I personally believe that at the moment our Lord breathed on them and said, “Receive ye the Holy Ghost,” these men were regenerated [born again]. Before this, they had not been (J. Vernon McGee, Th.D., Thru the Bible, Thomas Nelson Publishers, 1983, volume IV, p. 498).

I will come back and give more of this quotation tomorrow evening (March 30, 2008, PM sermon). But tonight I want you to think about it and apply it to your own life. We have a great many young people in our church. Some of you are truly born again and fervently working to reach college students for Christ, and get them into our church to hear the Gospel. But there are others of you who go out to evangelism and very little happens. Your evangelism is largely fruitless, as was that of the Disciples before they were born again.

Think what a dynamic impact your life could have on the college students we are trying to reach if you were truly converted! I believe that you could be among the most effective people in winning college students to Christ, if only you were converted, if only you received the Holy Spirit, if only you would strive to enter into the strait gate, if only you would come to Christ, and be washed clean from your sins by His Blood.

We have seven college campuses to evangelize. We are winning some, but what if several more of you were converted? Can you imagine the impact it would have on our church and on the Kingdom of God?

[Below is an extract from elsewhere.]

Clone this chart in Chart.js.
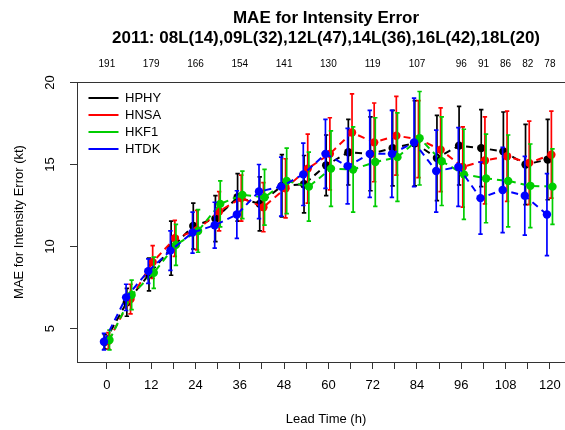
<!DOCTYPE html>
<html>
<head>
<meta charset="utf-8">
<script src="https://cdn.jsdelivr.net/npm/chart.js@4.4.1/dist/chart.umd.min.js"></script>
<style>
  html, body { margin: 0; padding: 0; overflow: hidden; background: #fff; }
</style>
</head>
<body>
<canvas id="chart" width="600" height="430"></canvas>
<script>
// lead times (h) and MAE per model
const leads = [0, 6, 12, 18, 24, 30, 36, 42, 48, 54, 60, 66, 72, 78, 84, 90, 96, 102, 108, 114, 120];
const models = ['HPHY', 'HNSA', 'HKF1', 'HTDK'];

const hphy = [4.2, 6.6, 8.3, 9.9, 11.25, 11.7, 13.0, 12.6, 13.7, 13.8, 14.95, 15.75, 15.65, 16.0, 16.3, 15.4, 16.15, 16.0, 15.8, 15.0, 15.3];
const hnsa = [4.25, 6.8, 9.05, 10.5, 11.0, 12.15, 12.95, 12.4, 13.55, 14.75, 15.65, 16.95, 16.35, 16.75, 16.55, 15.9, 14.85, 15.25, 15.5, 15.1, 15.6];
const hkf1 = [4.3, 7.05, 8.4, 10.1, 10.95, 12.6, 13.15, 13.0, 14.0, 13.65, 14.75, 14.7, 15.15, 15.45, 16.6, 15.2, 14.4, 14.15, 14.0, 13.7, 13.65];
const htdk = [4.2, 6.9, 8.5, 9.75, 10.85, 11.3, 11.95, 13.35, 13.65, 14.4, 15.65, 14.9, 15.65, 15.65, 16.35, 14.6, 14.85, 12.95, 13.45, 13.1, 11.95];

// half-length of the error bars
const hphyErr = [0.45, 0.85, 1.0, 1.65, 1.4, 1.4, 1.45, 1.65, 1.9, 1.75, 1.85, 2.0, 2.25, 2.3, 2.6, 2.6, 2.4, 2.35, 2.4, 2.45, 2.45];
const hnsaErr = [0.5, 0.9, 1.0, 1.1, 1.2, 1.2, 1.4, 1.5, 1.8, 2.1, 2.2, 2.35, 2.4, 2.4, 2.35, 2.55, 2.45, 2.65, 2.75, 2.55, 2.65];
const hkf1Err = [0.6, 0.9, 0.95, 1.25, 1.3, 1.4, 1.45, 1.7, 2.0, 2.1, 2.3, 2.6, 2.7, 2.7, 2.85, 2.7, 2.75, 2.7, 2.8, 2.55, 2.3];
const htdkErr = [0.5, 0.8, 0.75, 1.2, 1.25, 1.4, 1.45, 1.65, 1.8, 1.9, 2.1, 2.3, 2.65, 2.65, 2.7, 2.5, 2.4, 2.2, 2.6, 2.4, 2.5];

// small horizontal dodge (h) so the bars do not sit on top of each other
const dodge = [-0.6, 0.4, 0.7, -0.8];

// number of cases shown along the top
const countLeads = [0, 12, 24, 36, 48, 60, 72, 84, 96, 102, 108, 114, 120];
const caseCounts = [191, 179, 166, 154, 141, 130, 119, 107, 96, 91, 86, 82, 78];

const xTicks = leads;
const yTicks = [5, 10, 15, 20];

const values = [hphy, hnsa, hkf1, htdk];
const errors = [hphyErr, hnsaErr, hkf1Err, htdkErr];
const colors = ['#000000', '#ff0000', '#00cd00', '#0000ff'];

const FONT = '"Liberation Sans", Arial, Helvetica, sans-serif';
Chart.defaults.font.family = FONT;
Chart.defaults.color = '#000';

const datasets = models.map((name, i) => ({
    label: name,
    data: leads.map((t, j) => ({ x: t + dodge[i], y: values[i][j] })),
    err: errors[i],
    borderColor: colors[i],
    backgroundColor: colors[i],
    borderWidth: 2,
    borderDash: [7, 5],
    pointRadius: 4.2,
    pointBorderWidth: 0,
    pointHoverRadius: 4.2,
    tension: 0,
    order: 4 - i
}));

// error bars, drawn just before each series' own line and points
const errorBars = {
    id: 'errorBars',
    beforeDatasetDraw(chart, args) {
        const ds = chart.data.datasets[args.index];
        const { ctx, scales: { x, y } } = chart;
        ctx.save();
        ctx.strokeStyle = ds.borderColor;
        ctx.lineWidth = 1.7;
        ds.data.forEach((p, j) => {
            const px = x.getPixelForValue(p.x);
            const top = y.getPixelForValue(p.y + ds.err[j]);
            const bot = y.getPixelForValue(p.y - ds.err[j]);
            ctx.beginPath();
            ctx.moveTo(px, top); ctx.lineTo(px, bot);
            ctx.moveTo(px - 2.2, top); ctx.lineTo(px + 2.2, top);
            ctx.moveTo(px - 2.2, bot); ctx.lineTo(px + 2.2, bot);
            ctx.stroke();
        });
        ctx.restore();
    }
};

// the 'chartArea' legend gets its top reset to 0, so put it back inside the plot
const legendInside = {
    id: 'legendInside',
    afterLayout(chart) {
        const lg = chart.legend;
        if (!lg) return;
        const w = lg.width, h = lg.height;
        lg.left = chart.chartArea.left + 7.5;
        lg.top = chart.chartArea.top + 5.5;
        lg.right = lg.left + w;
        lg.bottom = lg.top + h;
    }
};

new Chart(document.getElementById('chart'), {
    type: 'line',
    data: { datasets },
    plugins: [errorBars, legendInside],
    options: {
        responsive: false,
        animation: false,
        layout: { padding: { top: 0, left: 0, right: 25, bottom: 0 } },
        plugins: {
            title: {
                display: true,
                fullSize: false,
                text: ['MAE for Intensity Error', '2011: 08L(14),09L(32),12L(47),14L(36),16L(42),18L(20)'],
                font: { size: 17, weight: 'bold', lineHeight: 1.2 },
                color: '#000',
                padding: { top: 8, bottom: 4 }
            },
            legend: {
                position: 'chartArea',
                align: 'start',
                labels: {
                    boxWidth: 30,
                    boxHeight: 2,
                    padding: 4,
                    font: { size: 13 },
                    color: '#000',
                    sort: (a, b) => a.datasetIndex - b.datasetIndex,
                    generateLabels: chart => chart.data.datasets.map((ds, i) => ({
                        text: ds.label,
                        fillStyle: ds.borderColor,
                        strokeStyle: ds.borderColor,
                        lineWidth: 0,
                        lineDash: [],
                        datasetIndex: i
                    }))
                }
            },
            tooltip: { enabled: false }
        },
        scales: {
            x: {
                type: 'linear',
                position: 'bottom',
                min: -8.1,
                max: 126.8,
                afterBuildTicks: s => { s.ticks = xTicks.map(v => ({ value: v })); },
                afterFit: s => { s.height = 68; },
                grid: { drawOnChartArea: false, drawTicks: true, tickLength: 7, color: '#333', lineWidth: 1 },
                border: { display: true, color: '#333', width: 1 },
                ticks: {
                    autoSkip: false,
                    maxRotation: 0,
                    padding: 9,
                    font: { size: 13 },
                    callback: v => (v % 12 === 0 ? String(v) : '')
                },
                title: {
                    display: true,
                    text: 'Lead Time (h)',
                    font: { size: 13 },
                    padding: { top: 0, bottom: 3 }
                }
            },
            x2: {
                type: 'linear',
                position: 'top',
                min: -8.1,
                max: 126.8,
                afterBuildTicks: s => { s.ticks = countLeads.map(v => ({ value: v })); },
                afterFit: s => { s.height = 82 - 52.8; },
                grid: { display: false, drawTicks: false },
                border: { display: true, color: '#333', width: 1 },
                ticks: {
                    autoSkip: false,
                    maxRotation: 0,
                    padding: 11.5,
                    font: { size: 10 },
                    callback: v => String(caseCounts[countLeads.indexOf(v)])
                }
            },
            y: {
                type: 'linear',
                position: 'left',
                min: 2.96,
                max: 20.03,
                afterBuildTicks: s => { s.ticks = yTicks.map(v => ({ value: v })); },
                afterFit: s => { s.width = 77; },
                grid: { drawOnChartArea: false, drawTicks: true, tickLength: 7, color: '#333', lineWidth: 1 },
                border: { display: true, color: '#333', width: 1 },
                ticks: {
                    minRotation: 90,
                    maxRotation: 90,
                    crossAlign: 'center',
                    padding: 12.8,
                    font: { size: 13 }
                },
                title: {
                    display: true,
                    text: 'MAE for Intensity Error (kt)',
                    font: { size: 13 },
                    padding: { top: 12, bottom: 0 }
                }
            }
        }
    }
});
</script>
</body>
</html>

The best thing you could do for the evangelism of college students is to be converted by God in Christ. It would change you from a sleepy, sluggish evangelist into a powerful soul-winner! May you seek Christ in a real conversion! May you “strive to enter in at the strait gate” (Luke 13:24). The future of our church depends on it. The eternal salvation of lost college students depends on it.

“Strive to enter in at the strait gate” (Luke 13:24).

Strive, agonize, to enter into Christ yourself, and then God will use you mightily, as He did the Disciples after they were converted. May God stir your heart now. May He give you no rest until He gives you true rest in Christ Jesus! Then you will be able to help us “bring them in from the fields of sin!” Then you will be a Heaven-sent evangelist for the Lord Jesus Christ! But not before! Amen.